Zona de interés no se amilana frente a esa máxima que indica que el nazismo, que la experiencia del holocausto es incomparable. Lo que está diciendo es que puede suceder ahora mismo, casi como si buscara despojarse de la anécdota y llevarnos a un nivel de pensamiento que supere la emoción.
La palabra es secundaria en esta película, lo que importa es la conformación del espacio. La convivencia de ese jardín encandilado por el sol y la oscuridad de ese humo que comparten el plano.
El film tiene un componente expresionista cuando durante la noche, en torno a la voz de Rudolf que cumple su rol de padre y lee a sus hixos una versión de Hansel y Gretel muy parecida a un cuento de terror, vemos a una niña casi púber que entierra frutas pero también parece encontrar algunos objetos en ese bosque.

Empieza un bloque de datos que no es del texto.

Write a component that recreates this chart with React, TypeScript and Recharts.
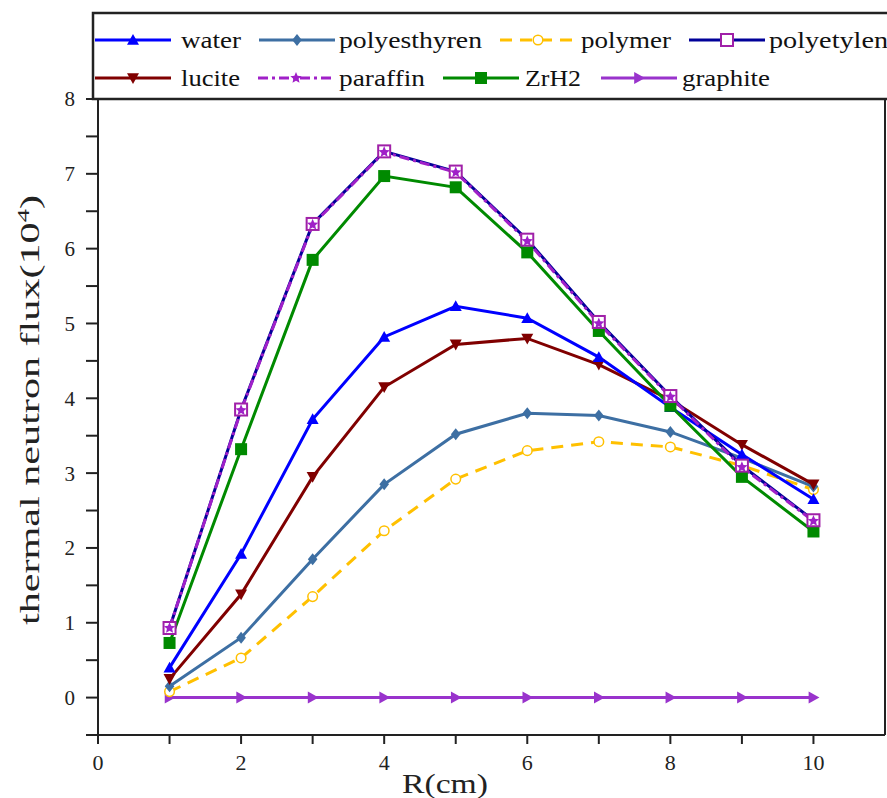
import { LineChart, Line, XAxis, YAxis } from 'recharts';

const radius = [1, 2, 3, 4, 5, 6, 7, 8, 9, 10];
const water = [0.4, 1.92, 3.72, 4.82, 5.23, 5.07, 4.55, 3.88, 3.25, 2.65];
const polyesthyren = [0.15, 0.8, 1.85, 2.85, 3.52, 3.8, 3.77, 3.55, 3.2, 2.82];
const polymer = [0.08, 0.53, 1.35, 2.23, 2.92, 3.3, 3.42, 3.35, 3.1, 2.78];
const polyetylen = [0.93, 3.85, 6.33, 7.3, 7.03, 6.12, 5.02, 4.03, 3.1, 2.37];
const lucite = [0.25, 1.38, 2.95, 4.15, 4.72, 4.8, 4.45, 3.98, 3.38, 2.85];
const paraffin = [0.93, 3.84, 6.32, 7.29, 7.02, 6.1, 5.0, 4.02, 3.08, 2.36];
const zrh2 = [0.73, 3.32, 5.85, 6.97, 6.82, 5.95, 4.9, 3.9, 2.95, 2.22];
const graphite = [0, 0, 0, 0, 0, 0, 0, 0, 0, 0];

const xTicks = [0, 1, 2, 3, 4, 5, 6, 7, 8, 9, 10];
const yTicks = [-0.5, 0, 0.5, 1, 1.5, 2, 2.5, 3, 3.5, 4, 4.5, 5, 5.5, 6, 6.5, 7, 7.5, 8];
const rightTicks = [1, 2, 3, 4, 5, 6, 7, 8, 9];

const rows = radius.map((r, i) => ({
  r,
  water: water[i],
  polyesthyren: polyesthyren[i],
  polymer: polymer[i],
  polyetylen: polyetylen[i],
  lucite: lucite[i],
  paraffin: paraffin[i],
  ZrH2: zrh2[i],
  graphite: graphite[i],
}));

type Shape = 'triUp' | 'triDown' | 'triRight' | 'diamond' | 'circle' | 'openSquare' | 'square' | 'star';

interface Series {
  key: string;
  color: string;
  mark: string;
  shape: Shape;
  dash?: string;
}

const series: Record<string, Series> = {
  water: { key: 'water', color: '#0000ff', mark: '#0000ff', shape: 'triUp' },
  polyesthyren: { key: 'polyesthyren', color: '#3d6fa3', mark: '#3d6fa3', shape: 'diamond' },
  polymer: { key: 'polymer', color: '#ffc000', mark: '#ffc000', shape: 'circle', dash: '12 8' },
  polyetylen: { key: 'polyetylen', color: '#000099', mark: '#a020a8', shape: 'openSquare' },
  lucite: { key: 'lucite', color: '#800000', mark: '#800000', shape: 'triDown' },
  paraffin: { key: 'paraffin', color: '#a020c8', mark: '#a020c8', shape: 'star', dash: '10 4 3 4' },
  ZrH2: { key: 'ZrH2', color: '#008a00', mark: '#008a00', shape: 'square' },
  graphite: { key: 'graphite', color: '#9933cc', mark: '#9933cc', shape: 'triRight' },
};

// draw order (last on top)
const drawOrder = ['graphite', 'polymer', 'polyesthyren', 'lucite', 'water', 'ZrH2', 'polyetylen', 'paraffin'];

function Marker({ shape, x, y, color, s = 6 }: { shape: Shape; x: number; y: number; color: string; s?: number }) {
  switch (shape) {
    case 'triUp':
      return <polygon points={`${x},${y - s} ${x - s},${y + s * 0.8} ${x + s},${y + s * 0.8}`} fill={color} />;
    case 'triDown':
      return <polygon points={`${x},${y + s} ${x - s},${y - s * 0.8} ${x + s},${y - s * 0.8}`} fill={color} />;
    case 'triRight':
      return <polygon points={`${x + s},${y} ${x - s * 0.8},${y - s} ${x - s * 0.8},${y + s}`} fill={color} />;
    case 'diamond':
      return <polygon points={`${x},${y - s} ${x + s * 0.8},${y} ${x},${y + s} ${x - s * 0.8},${y}`} fill={color} />;
    case 'circle':
      return <circle cx={x} cy={y} r={s * 0.8} fill="#fff" stroke={color} strokeWidth={1.5} />;
    case 'openSquare':
      return <rect x={x - s} y={y - s} width={s * 2} height={s * 2} fill="#fff" stroke={color} strokeWidth={2} />;
    case 'square':
      return <rect x={x - s} y={y - s} width={s * 2} height={s * 2} fill={color} />;
    case 'star': {
      const pts: string[] = [];
      for (let k = 0; k < 10; k++) {
        const rr = k % 2 === 0 ? s : s * 0.45;
        const a = -Math.PI / 2 + (k * Math.PI) / 5;
        pts.push(`${x + rr * Math.cos(a)},${y + rr * Math.sin(a)}`);
      }
      return <polygon points={pts.join(' ')} fill={color} />;
    }
  }
  return null;
}

const legendRows = [
  [
    { name: 'water', line: 95, text: 181, width: 60 },
    { name: 'polyesthyren', line: 259, text: 339, width: 143 },
    { name: 'polymer', line: 500, text: 581, width: 90 },
    { name: 'polyetylen', line: 689, text: 769, width: 119 },
  ],
  [
    { name: 'lucite', line: 95, text: 181, width: 59 },
    { name: 'paraffin', line: 258, text: 339, width: 86 },
    { name: 'ZrH2', line: 443, text: 525, width: 56 },
    { name: 'graphite', line: 601, text: 682, width: 88 },
  ],
];

const serif = 'Liberation Serif, serif';
const axisColor = '#222222';

export default function App() {
  return (
    <div style={{ position: 'absolute', left: 0, top: 0, width: 887, height: 798, background: '#fff' }}>
      <LineChart width={887} height={798} data={rows} margin={{ top: 99, right: 0, bottom: 23, left: 38 }}>
        <XAxis
          type="number"
          dataKey="r"
          domain={[0, 11]}
          ticks={xTicks}
          interval={0}
          height={40}
          tickSize={9}
          tickMargin={10}
          tickFormatter={(v: number) => (v % 2 === 0 ? String(v) : '')}
          stroke={axisColor}
          axisLine={{ stroke: axisColor, strokeWidth: 2 }}
          tickLine={{ stroke: axisColor, strokeWidth: 2 }}
          tick={{ fill: '#222', fontSize: 22, fontFamily: serif }}
        />
        <YAxis
          type="number"
          domain={[-0.5, 8]}
          ticks={yTicks}
          interval={0}
          width={60}
          tickSize={12}
          tickMargin={11}
          tickFormatter={(v: number) => (Number.isInteger(v) ? String(v) : '')}
          stroke={axisColor}
          axisLine={{ stroke: axisColor, strokeWidth: 2 }}
          tickLine={{ stroke: axisColor, strokeWidth: 2 }}
          tick={{ fill: '#222', fontSize: 21, fontFamily: serif }}
        />
        <YAxis
          yAxisId="right"
          orientation="right"
          type="number"
          domain={[0, 10]}
          ticks={rightTicks}
          interval={0}
          width={2}
          tickSize={6}
          tick={false}
          stroke={axisColor}
          axisLine={{ stroke: axisColor, strokeWidth: 2 }}
          tickLine={{ stroke: axisColor, strokeWidth: 2 }}
        />
        {drawOrder.map((name) => {
          const s = series[name];
          return (
            <Line
              key={name}
              dataKey={s.key}
              stroke={s.color}
              strokeWidth={3}
              strokeDasharray={s.dash}
              isAnimationActive={false}
              dot={(p: any) => (
                <Marker key={`${name}-${p.index}`} shape={s.shape} x={p.cx} y={p.cy} color={s.mark} />
              )}
              activeDot={false}
            />
          );
        })}
      </LineChart>
      <svg width={887} height={798} style={{ position: 'absolute', left: 0, top: 0, pointerEvents: 'none' }}>
        <rect x={93} y={13} width={810} height={86} fill="#fff" stroke={axisColor} strokeWidth={2.5} />
        {legendRows.map((row, ri) =>
          row.map((it) => {
            const s = series[it.name];
            const cy = ri === 0 ? 40 : 78;
            return (
              <g key={it.name}>
                <line x1={it.line} x2={it.line + 76} y1={cy} y2={cy} stroke={s.color} strokeWidth={3} strokeDasharray={s.dash} />
                <Marker shape={s.shape} x={it.line + 38} y={cy} color={s.mark} />
                <text
                  x={it.text}
                  y={cy + 8}
                  fontFamily={serif}
                  fontSize={24}
                  fill="#111"
                  textLength={it.width}
                  lengthAdjust="spacingAndGlyphs"
                >
                  {it.name}
                </text>
              </g>
            );
          })
        )}
        <text
          transform="translate(39,410) rotate(-90)"
          textAnchor="middle"
          fontFamily={serif}
          fontSize={27}
          fill="#222"
          textLength={430}
          lengthAdjust="spacingAndGlyphs"
        >
          thermal neutron flux(10
          <tspan dy={-10} fontSize={17}>4</tspan>
          <tspan dy={10}>)</tspan>
        </text>
        <text
          x={445}
          y={793}
          textAnchor="middle"
          fontFamily={serif}
          fontSize={28}
          fill="#222"
          textLength={86}
          lengthAdjust="spacingAndGlyphs"
        >
          R(cm)
        </text>
      </svg>
    </div>
  );
}
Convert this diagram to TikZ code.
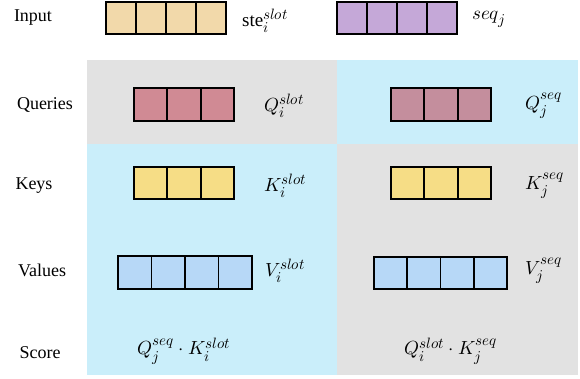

La escena es presentada en la imagen de un negativo fílmico y le da cierto carácter irreal. Podría ser una de las hijas de Hoss o una fantasía, podría tratarse del sueño de lxs niñxs, de una manifestación del inconsciente. La narración sucede en esos cuerpos, en el gesto fatídico de las empleadas de la casa que están tan contenidas como aterrorizadas. En el control de Hedwig y también en ese cuerpo enfermo de Rudolf Hoss que retiene líquido (le confieza al médico que va al baño dos veces por día) y vomita inesperadamente. En esa reacción escatológica Glazer parece querer encontrar una culpa nunca declarada o una manera de prolongar el horror. Hoss será ahorcado en el año 1947 cerca del crematorio de Auschwitz.
La película asume una calidad contemplativa y distante. Con inteligencia el director no se preocupa por informar sino por confiar en los comportamientos y en una disposición del espacio que establecen las diferencias entre los prisioneros y sus verdugos.